When I was eight years old my father burst into my room in the middle of the night, high on drugs, and threw my dresser drawers all over the place.

“Stop your crying!” he screamed. “Stop your crying!”

There was a crazy man in my room and I was terrified.

“Now clean up this mess!”

I was shaking. What on earth could I have possibly done to deserve this? With a slam of the door he was gone.

For years my father annihilated me like this. He shamed me in public and raged at me behind closed doors. He was emotionally abusive and sometimes physical too.

He taught me to believe that everyone was out to get me and that everything was my fault. He taught me to believe that I was a worthless piece of you-know-what and that I didn’t deserve any better. Seriously, how else is an eight-year-old supposed to interpret this kind of adult behavior?

Raise of the hand, excuse me, Dad, but what you’re doing is messing me up for the long run. I was a kid. I assumed I was getting the parenting and love I deserved.

Growing up I took what my father taught me out into the world and perfected it. The first girlfriend I ever had cheated on me with another man, yet I stayed with her because I thought I didn’t deserve any better.

My best thinking (at the time) told me that nobody else would ever love me, so I stayed and allowed her to treat me badly.

I lived in a one-bedroom apartment for four years even though every time I needed something fixed the landlord would yell at me. She would yell at me as if I was the problem, yet I stayed and paid my rent each and every month on time. I had no self to esteem and allowed her to treat me poorly.

See my pattern? I stay in and return to painful, destructive relationships. In fact, I’m in one right now.

I have stayed in the same painful relationship for the past thirteen years. It’s a relationship that no longer works for me, yet I keep going back to it as if one day, magically, things will change. Shake of the head, things never change.

I have been yelled at, threatened, and taken advantage of. I’m undervalued, underappreciated, and constantly miserable. Take, take, take, that’s all the other side does.

Each day leaves me emotionally drained, mentally distraught, and in a fowl mood. It’s obviously an unhealthy relationship, yet I stay because my stinking thinking tells me I don’t deserve anything better. I’m talking about my job.

I hate my job. Okay, maybe hate is a little over the top. Let’s just say I don’t like my job.

Yet each day I get up, shower, put on my uniform, and return. Voluntarily, mind you. And that makes me sad.

Sad because by staying, I’m allowing myself to be that scared little eight-year-old all over again. By staying, I’m telling myself that I’m not good enough and that I don’t deserve anything better. I’m ‘parenting’ myself the same way I was parented by my father.
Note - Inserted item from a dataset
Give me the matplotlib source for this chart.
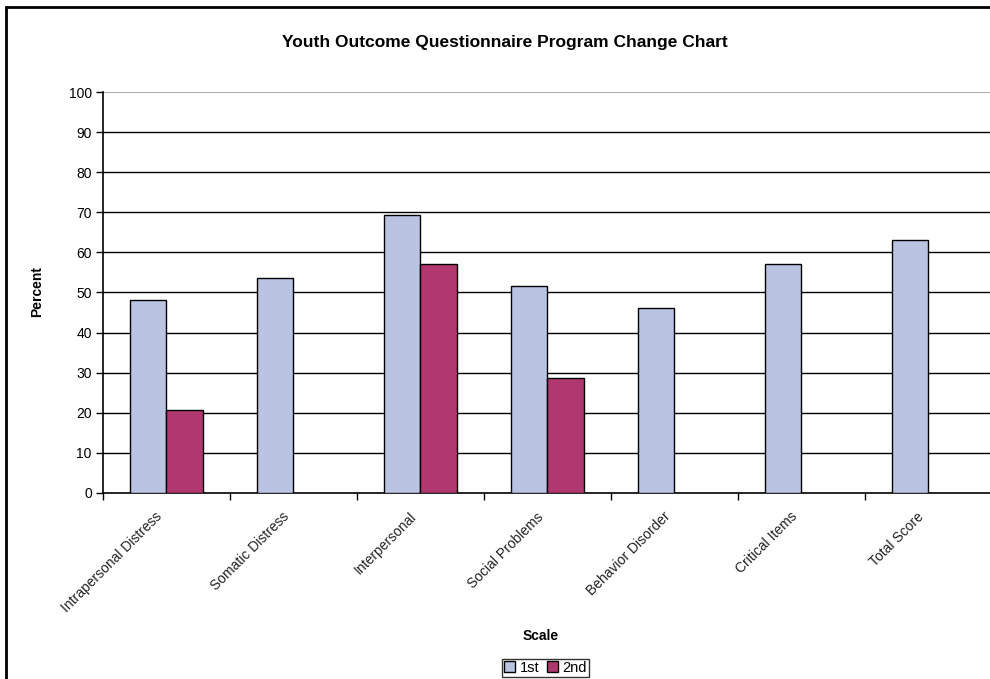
import matplotlib

matplotlib.use("Agg")
import matplotlib.pyplot as plt
import numpy as np
from matplotlib.patches import Rectangle

plt.rcParams["font.family"] = ["Liberation Sans", "DejaVu Sans"]

scales = [
    "Intrapersonal Distress",
    "Somatic Distress",
    "Interpersonal",
    "Social Problems",
    "Behavior Disorder",
    "Critical Items",
    "Total Score",
]
first = [48.1, 53.6, 69.3, 51.7, 46.2, 57.1, 63.0]
second = [20.8, None, 57.1, 28.7, None, None, None]
y_ticks = list(range(0, 101, 10))

fig = plt.figure(figsize=(9.9, 6.79), dpi=100, facecolor="white")
ax = fig.add_axes([0.104, 0.274, 0.898, 0.5905])

x = np.arange(len(scales))
width = 0.29
ax.bar(x - width / 2, first, width, color="#bac3e2", edgecolor="black", lw=1.0,
       label="1st", zorder=3)
x2 = [xi for xi, v in zip(x, second) if v is not None]
v2 = [v for v in second if v is not None]
ax.bar(np.array(x2) + width / 2, v2, width, color="#b0386e", edgecolor="black",
       lw=1.0, label="2nd", zorder=3)

ax.set_xlim(-0.5, len(scales) - 0.5)
ax.set_ylim(0, 100)
ax.set_yticks(y_ticks)
ax.set_yticklabels([str(t) for t in y_ticks], fontsize=10)
for t in y_ticks[1:-1]:
    ax.axhline(t, color="black", lw=1.0, zorder=1)
ax.axhline(100, color="#999999", lw=1.2, zorder=1)

ax.set_xticks(np.arange(len(scales) + 1) - 0.5)
ax.set_xticklabels([])
ax.set_xticks(x - 0.09, minor=True)
ax.set_xticklabels(scales, minor=True, rotation=45, ha="right",
                   rotation_mode="anchor", fontsize=10, color="#222222")
ax.tick_params(axis="x", which="minor", length=0, pad=12)
ax.tick_params(axis="x", which="major", length=5, width=1, direction="out")
ax.tick_params(axis="y", length=5, width=1, direction="out", pad=3)

for side in ("top", "right"):
    ax.spines[side].set_visible(False)
ax.spines["left"].set_linewidth(1.2)
ax.spines["bottom"].set_linewidth(1.2)

fig.text(0.51, 0.938, "Youth Outcome Questionnaire Program Change Chart",
         ha="center", va="center", fontsize=12.5, fontweight="bold")
fig.text(0.037, 0.57, "Percent", rotation=90, ha="center", va="center",
         fontsize=10, fontweight="bold")
fig.text(0.546, 0.064, "Scale", ha="center", va="center", fontsize=10,
         fontweight="bold")

leg = fig.legend(loc="upper center", bbox_to_anchor=(0.551, 0.03), ncol=2,
                 fontsize=10.5, frameon=True, fancybox=False, edgecolor="black",
                 handlelength=0.8, handleheight=0.8, handletextpad=0.3,
                 columnspacing=0.5, borderpad=0.15, borderaxespad=0)
leg.get_frame().set_linewidth(1.0)

# outer chart frame
fig.patches.append(Rectangle((6 / 990, -0.1), 1.1, 1.1 - 7 / 679,
                             transform=fig.transFigure, fill=False,
                             edgecolor="black", lw=2.0))

fig.savefig("out.png", dpi=100, facecolor="white")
I should’ve left my first girlfriend when she cheated on me, but I didn’t know how to take care of myself then, so I stayed. A healthy person with healthy boundaries would’ve been out of there. I wasn’t healthy.

I should’ve told my landlord that it wasn’t okay to yell at me, but I didn’t and I stayed. I didn’t have the tools to stand up for myself and therefore allowed her to bully me.

We do this, don’t we? We stay in and or return to painful destructive relationships when we deserve so much more. We do this with family members, boyfriends/girlfriends, friends, and yes, we even do this with jobs.

But why? What’s the payoff for staying? (Trust me, there’s always a payoff.)

For me, it’s about sympathy, which fuels my low self-esteem. If I complain loudly enough someone will ultimately sympathize with me, which in return validates my pain. Look at me, I’m a victim!

Trust me when I tell you, I complain a lot. I complain at the bank, while driving in my car, at work, at the movies, at home, on vacation, at the grocery store, and so on. All so I can validate my childhood belief that I don’t deserve any better.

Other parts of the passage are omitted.